Best San Marco Venice Hotels: Where to Stay
Staying in San Marco district is not the most economical but if you want to be in the heart of it all there are some really amazing choices for hotels in San Marco Venice.
Baglioni Hotel Luna
The stunning Baglioni Hotel Luna features a stunning location less than 100 meters from St. Mark’s Square. And if you’re staying here, price probably isn’t your main concern so it probably also makes sense to splash out on a suite that overlooks the lagoon. You will be spoiled by the views and amenities and there is even a private dock so you can arrive in style by motorboat or gondala.
Also just a 5-minute walk from St. Mark’s Square, Hotel Flora is tucked away down a quiet little street in a lovely renovated 17th century building. You can also enjoy a peaceful breakfast in their cute garden area.
A Call for Calm Apartment
If you are looking for an apartment, the Plum Guide only offers rentals that meet their extremely high standards for quality and comfort and has several of the best choices in Venice, including some with as many as 3 or 4 bedrooms.
One of the best accommodation options in all of San Marco is the aptly named A Call for Calm apartment, mixing traditional and modern with gorgeous exposed beams but all the amenities and comfort you could ask for.
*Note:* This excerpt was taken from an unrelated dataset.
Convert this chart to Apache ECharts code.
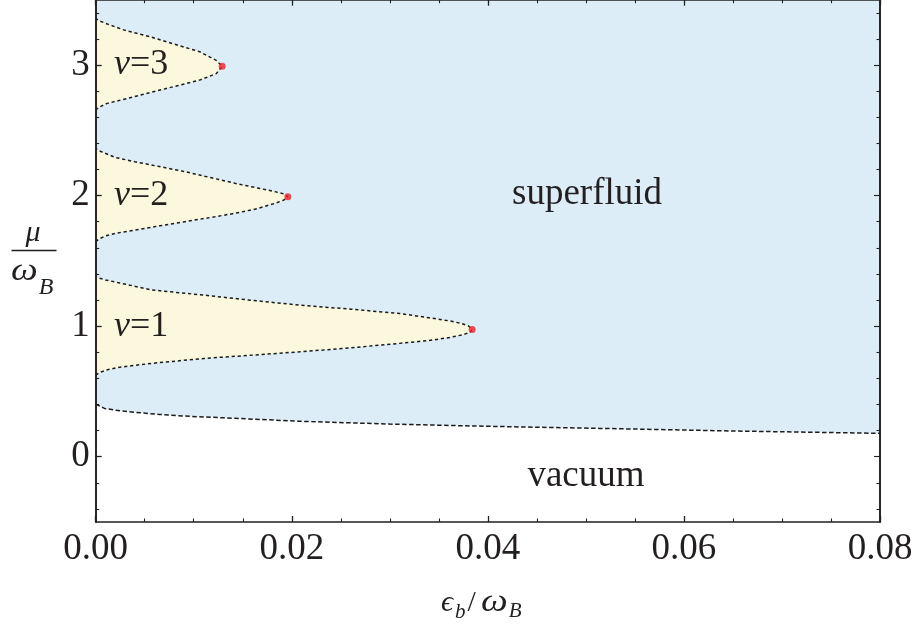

With two bedrooms, two baths and a full kitchen, it is one of the most comfortable stays in Venice.
San Marco Venice Summary
Yes, San Marco is touristy. And busy. And crowded. But as with all the most popular tourist destinations, it got that way for a reason. Featuring many of the world’s most famous landmarks and attractions, San Marco is a glorious, hectic, memorable, phenomenal mess. Venice in a nutshell.